Friday, August 25, 2006

TOPIC: No More Allergies?!?
My life has never been without the effects of allergies. I am literally allergic to grass, animal dander, mold, mildew, dust and a large variety of other things. As a child, allergies kept me from playing some sports as I also suffered from allergy-induced asthma. This morning, I ran across an article that may help me, and thousands of others like me, as we approach the Fall allergy season. Here is the text of the article, culled from Ivanhoe Broadcast News:

No More Allergies!

Fall is coming, and so is ragweed season. It runs from mid-August through November, and this fall millions of people will be feeling its effects -- from red, watery eyes to excessive sneezing. Ragweed produces 100 million tons of pollen every year in the United States, but don't worry -- help is on the way. A new treatment could soon leave you allergy-free.

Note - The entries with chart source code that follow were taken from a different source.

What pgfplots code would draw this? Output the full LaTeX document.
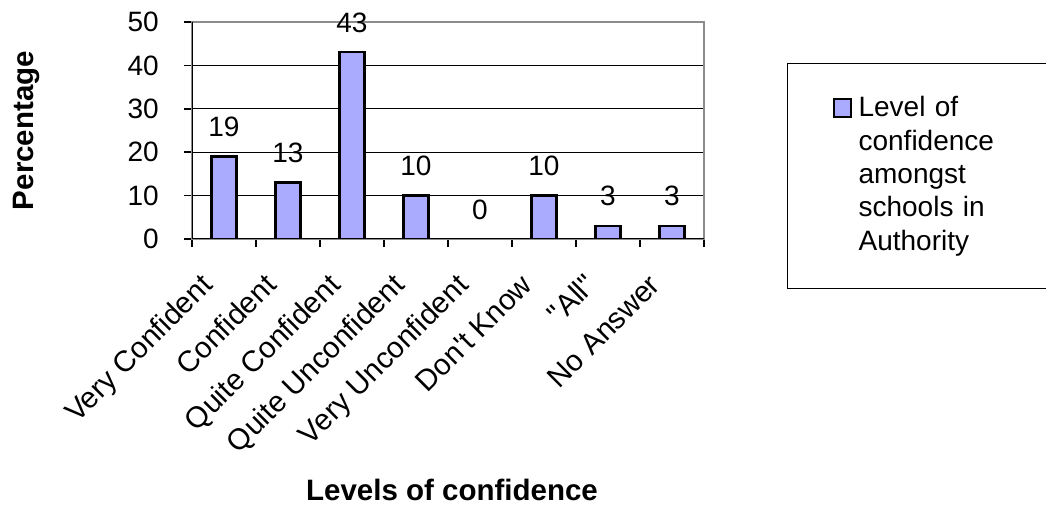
\documentclass[border=0pt]{standalone}
\usepackage{fontspec}
\setmainfont{Liberation Sans}
\usepackage{pgfplots}
\pgfplotsset{compat=1.18}
\definecolor{barblue}{RGB}{170,170,255}
\definecolor{bordergray}{RGB}{140,140,140}
\newcommand\fr{\fontsize{28bp}{33.3bp}\selectfont}
\newcommand\fx{\fontsize{29.5bp}{34bp}\selectfont}
\newcommand\fb{\fontsize{29.5bp}{34bp}\selectfont\bfseries}
\begin{document}
\begin{tikzpicture}
\useasboundingbox (0,0) rectangle (1046bp,506bp);
\begin{axis}[
  at={(192bp,267bp)}, anchor=south west,
  scale only axis, width=512bp, height=217bp,
  xmin=-0.5, xmax=7.5, ymin=0, ymax=50,
  ybar, bar width=25bp,
  ytick={0,10,20,30,40,50},
  xtick={-0.5,0.5,1.5,2.5,3.5,4.5,5.5,6.5,7.5}, xticklabels={},
  extra x ticks={0,1,2,3,4,5,6,7},
  extra x tick labels={Very Confident, Confident, Quite Confident, Quite Unconfident, Very Unconfident, Don\textquotesingle t Know, \textquotedbl All\textquotedbl, No Answer},
  extra x tick style={major tick length=0pt,
    x tick label style={font=\fx, anchor=base east, inner sep=0pt, xshift=-10bp, yshift=-48bp, rotate=45}},
  tick align=outside, tick pos=left, major tick length=8bp,
  tick style={black, line width=1.5bp},
  ymajorgrids, grid style={black, line width=1.2bp},
  axis line style={bordergray, line width=2bp},
  /pgf/number format/assume math mode=true,
  y tick label style={font=\fr, anchor=east, inner sep=0pt, xshift=-25bp},
  xlabel={Levels of confidence},
  xlabel style={font=\fb, at={(axis description cs:0.5078,-1.2028)}, anchor=base},
  ylabel={Percentage},
  ylabel style={font=\fb, at={(axis description cs:-0.3105,0.5)}, anchor=base},
  legend style={at={(1.1621,0.8111)}, anchor=north west, draw=black, line width=1.2bp,
    inner xsep=45bp, inner ysep=31bp, column sep=5bp, cells={anchor=base west}, fill=white},
  legend image code/.code={\draw[#1, line width=2bp] (0bp,0bp) rectangle (17bp,18bp);},
]
\addplot[fill=barblue, draw=black, line width=2.2bp,
  nodes near coords,
  nodes near coords style={font=\fr, anchor=base, yshift=20bp, inner sep=0pt, text=black}]
  coordinates {(0,19) (1,13) (2,43) (3,10) (4,0) (5,10) (6,3) (7,3)};
\addlegendentry[text width=200bp, align=left, font=\fr, inner sep=2bp, text depth=]{Level of\\confidence\\amongst\\schools in\\Authority}
\draw[black, line width=2bp] (rel axis cs:0,1) -- (rel axis cs:0,0) -- (rel axis cs:1,0);
\end{axis}
\end{tikzpicture}
\end{document}
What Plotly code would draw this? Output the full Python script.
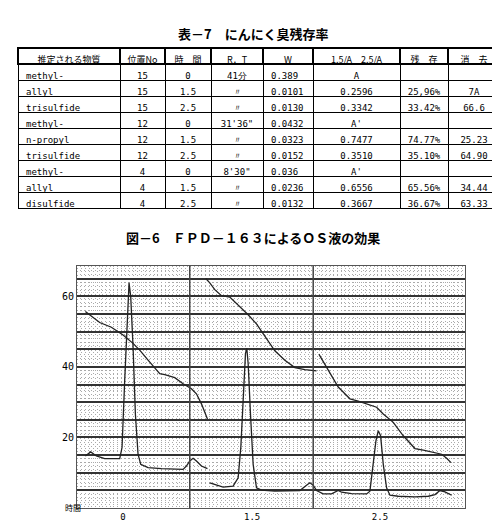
import plotly.graph_objects as go

# ---- table data (表-7) ----
substance = ["methyl-", "allyl", "trisulfide", "methyl-", "n-propyl", "trisulfide",
             "methyl-", "allyl", "disulfide"]
position = ["15", "15", "15", "12", "12", "12", "4", "4", "4"]
hours = ["0", "1.5", "2.5", "0", "1.5", "2.5", "0", "1.5", "2.5"]
rt = ["41分", "〃", "〃", "31'36\"", "〃", "〃", "8'30\"", "〃", "〃"]
weight = ["0.389", "0.0101", "0.0130", "0.0432", "0.0323", "0.0152", "0.036", "0.0236", "0.0132"]
ratio = ["A", "0.2596", "0.3342", "A'", "0.7477", "0.3510", "A'", "0.6556", "0.3667"]
remain = ["", "25,96%", "33.42%", "", "74.77%", "35.10%", "", "65.56%", "36.67%"]
removed = ["", "7A", "66.6", "", "25.23", "64.90", "", "34.44", "63.33"]
headers = ["推定される物質", "位置No", "時　間", "R．T", "W", "1.5/A　2.5/A", "残　存", "消　去"]

# ---- chart data (図-6), x in chart units, y in response ----
x_ticks = [345, 732, 1115]
x_labels = ["0", "1.5", "2.5"]
section_lines = [545, 915]

def to_y(v):
    return [(780 - p) / 10.5 for p in v]

base1_x = [232, 248, 265, 290, 335, 342, 350, 358, 363, 368, 375, 382, 390, 398, 420, 460, 500,
           525, 535, 545, 555, 565, 580, 598]
base1_y = to_y([625, 613, 625, 633, 633, 600, 400, 200, 110, 150, 300, 500, 620, 650, 660, 663,
                665, 665, 655, 640, 632, 640, 655, 663])
slope1_x = [232, 250, 275, 310, 330, 345, 375, 395, 420, 455, 470, 500, 525, 550, 565, 580, 598]
slope1_y = to_y([195, 210, 228, 242, 255, 265, 290, 310, 340, 380, 383, 392, 410, 425, 440, 470, 515])
base2_x = [605, 620, 645, 675, 690, 698, 705, 712, 716, 720, 727, 735, 745, 760, 800, 850, 875,
           895, 905, 915, 925, 945, 970, 990, 1000, 1030, 1075, 1085, 1095, 1103, 1110, 1117,
           1125, 1135, 1145, 1170, 1220, 1260, 1280, 1295, 1310, 1330]
base2_y = to_y([705, 710, 718, 715, 690, 600, 450, 320, 305, 350, 500, 650, 720, 727, 730, 730,
                728, 712, 705, 712, 728, 738, 738, 728, 733, 737, 738, 730, 650, 580, 550, 565,
                650, 720, 742, 745, 747, 745, 740, 728, 732, 742])
slope2_x = [593, 605, 620, 640, 665, 690, 720, 745, 770, 800, 830, 860, 890, 910, 925]
slope2_y = to_y([97, 110, 130, 148, 152, 175, 205, 232, 270, 312, 340, 362, 368, 370, 372])
slope3_x = [932, 945, 960, 975, 990, 1010, 1025, 1050, 1080, 1105, 1125, 1155, 1185, 1220, 1245,
            1275, 1300, 1315, 1328]
slope3_y = to_y([322, 345, 370, 395, 420, 440, 455, 462, 472, 480, 500, 525, 565, 603, 608, 615,
                 620, 632, 645])

H = 521
fig = go.Figure()

fig.add_trace(go.Table(
    domain=dict(x=[0.02, 0.984], y=[1 - 210 / H, 1 - 40 / H]),
    columnwidth=[102, 45, 46, 52, 50, 87, 48, 52],
    header=dict(values=headers, height=16, align="center", fill_color="white",
                line=dict(color="black", width=1.2),
                font=dict(family="Noto Sans CJK JP", size=9, color="black")),
    cells=dict(values=[substance, position, hours, rt, weight, ratio, remain, removed],
               height=16, align=["left", "center", "center", "center", "left", "center",
                                 "center", "center"],
               fill_color="white", line=dict(color="black", width=1),
               font=dict(family="DejaVu Sans Mono", size=9, color="black")),
))

for xs, ys in [(base1_x, base1_y), (slope1_x, slope1_y), (base2_x, base2_y),
               (slope2_x, slope2_y), (slope3_x, slope3_y)]:
    fig.add_trace(go.Scatter(x=xs, y=ys, mode="lines", line=dict(color="#222", width=1.3),
                             showlegend=False, hoverinfo="skip"))

for xv in section_lines:
    fig.add_vline(x=xv, line=dict(color="#444", width=1.5))

fig.update_layout(
    width=500, height=H, margin=dict(l=0, r=0, t=0, b=0),
    paper_bgcolor="white", plot_bgcolor="white", showlegend=False,
    xaxis=dict(domain=[69 / 500, 457 / 500], range=[207, 1370], tickvals=x_ticks,
               ticktext=x_labels, showgrid=False, zeroline=False, ticks="",
               showline=True, linecolor="#555", mirror=True,
               tickfont=dict(family="DejaVu Sans Mono", size=9, color="black"),
               minor=dict(dtick=11, tick0=207, showgrid=True, griddash="1px,3px",
                          gridcolor="#aaa", gridwidth=0.8)),
    yaxis=dict(domain=[21 / H, (H - 258) / H], range=[0, 68.6],
               tickvals=list(range(0, 70, 5)),
               ticktext=["" if v not in (20, 40, 60) else str(v) for v in range(0, 70, 5)],
               showgrid=True, gridcolor="#333", gridwidth=1.5, zeroline=False, ticks="",
               showline=True, linecolor="#555", mirror=True, layer="below traces",
               tickfont=dict(family="DejaVu Sans Mono", size=10, color="black"),
               minor=dict(dtick=1, showgrid=True, griddash="1px,3px", gridcolor="#aaa",
                          gridwidth=0.8)),
    annotations=[
        dict(text="<b>表－7　にんにく臭残存率</b>", x=0.49, y=1 - 14 / H, xref="paper",
             yref="paper", showarrow=False,
             font=dict(family="Noto Sans CJK JP", size=13, color="black")),
        dict(text="<b>図－6　ＦＰＤ－１６３によるＯＳ液の効果</b>", x=0.49, y=1 - 229 / H,
             xref="paper", yref="paper", showarrow=False,
             font=dict(family="Noto Sans CJK JP", size=13, color="black")),
        dict(text="時間", x=55 / 500, y=1 - 507 / H, xref="paper", yref="paper",
             showarrow=False, font=dict(family="Noto Sans CJK JP", size=8, color="black")),
    ],
)

fig.write_html("out.html")
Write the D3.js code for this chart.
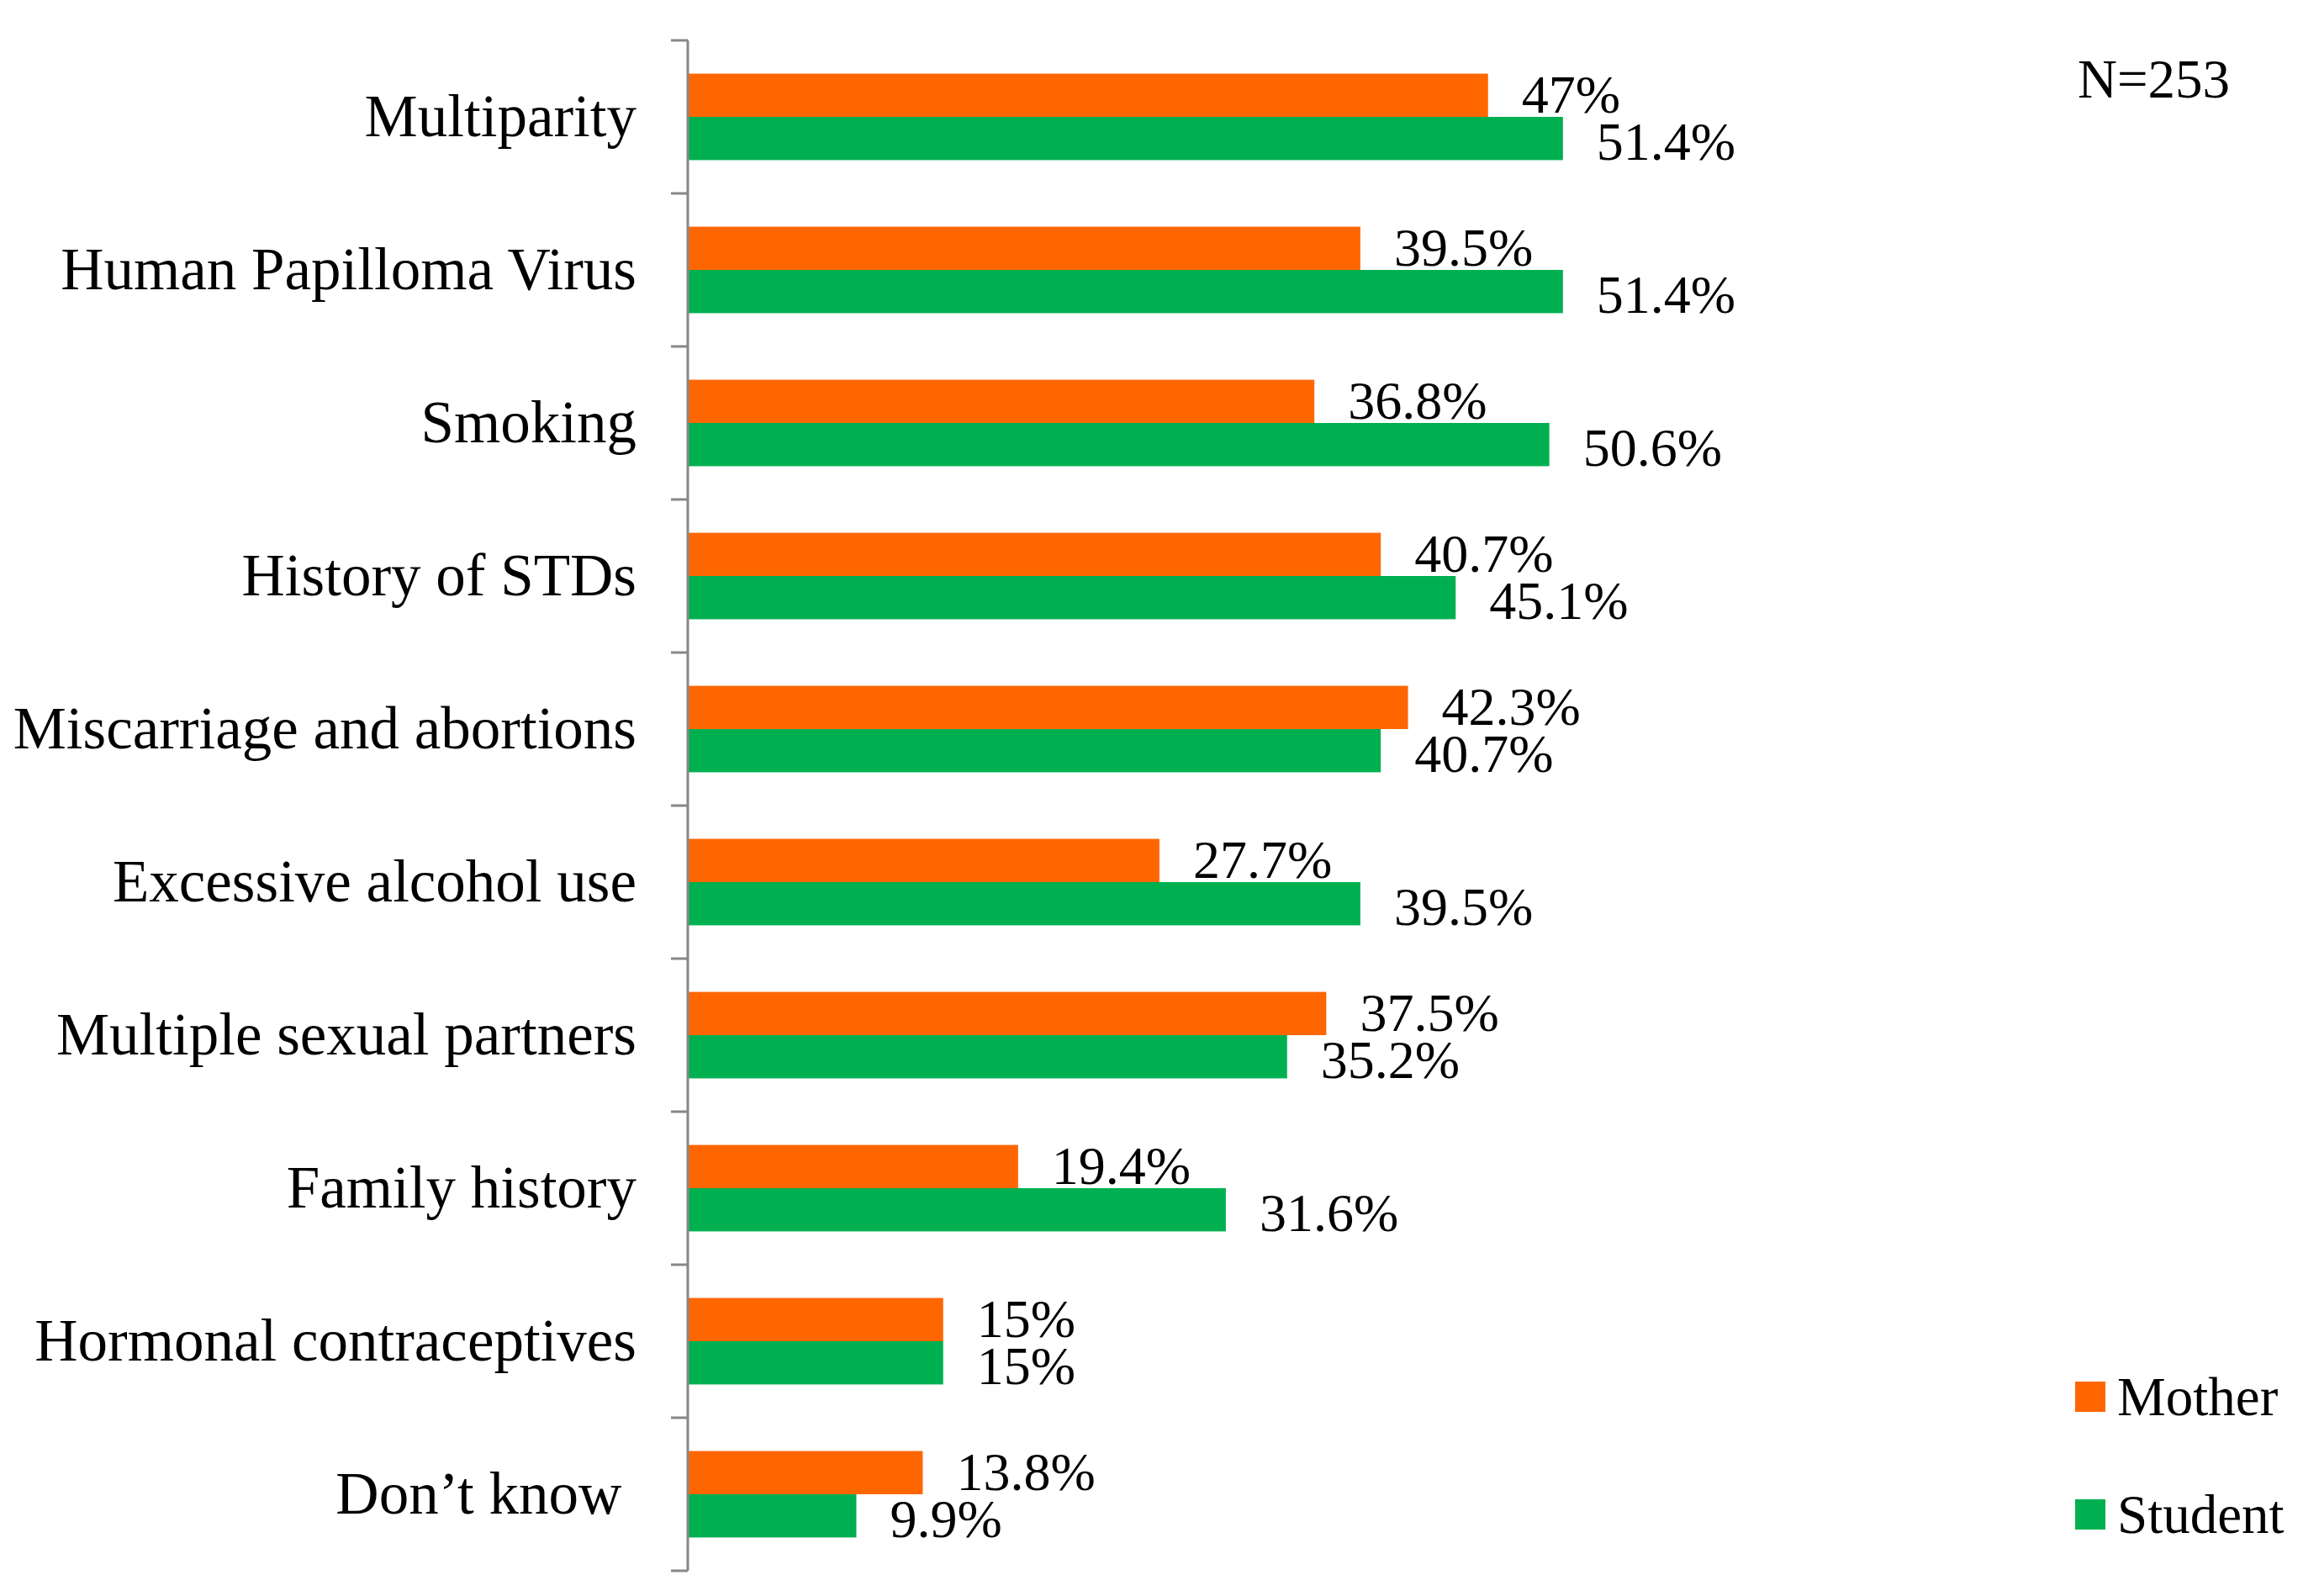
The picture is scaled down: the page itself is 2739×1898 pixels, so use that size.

Oncology nurse Kim Brandt, RN, is one of 36-million Americans allergic to the wild plant. "I would be sneezing, running, watery eyes, itchy nose and nasal congestion," she says. Sick of the symptoms, Brandt joined a study on a new way to give "rush immunotherapy."

"Rush immunotherapy is a way of administering immunotherapy that condenses a large series of shots in a short period of time," Mark Moss, M.D., an allergist at University of Wisconsin-Madison, tells Ivanhoe. Immunotherapy builds resistance to allergens. With standard therapy, patients need weekly shots for up to six months. With rush immunotherapy, it's done much faster. Dr. Moss says, "Theoretically, [this] could be done in about two to three weeks."

But it's risky. Patients have severe allergic reactions one-third of the time. In this new study, patients were pre-medicated with the anti-allergy drug omalizumab before starting the immunotherapy. "They had a five-times lower chance of having a reaction compared to the group that received the rush immunotherapy alone," Dr. Moss says. That pre-treatment also led to better symptom relief.

Rush immunotherapy is already an available treatment, but the pre-treatment with omalizumab has not yet been FDA-approved, so the risk of reactions is still high. Ongoing studies are also looking at the effect of omalizumab on other allergies as it could be effective in treating dust mite, pet, tree and grass allergies as well. Brandt got the treatment three years ago. "I have had three consecutive years of no symptoms," she says. "So if you ask me what it has done for me, it has improved my quality of life 100 percent."

Call your doctor and ask for a referral to an allergist. That's what I plan to do. Maybe we can receive rush immunotherapy -- and be relieved of the horrible allergy season this coming Fall.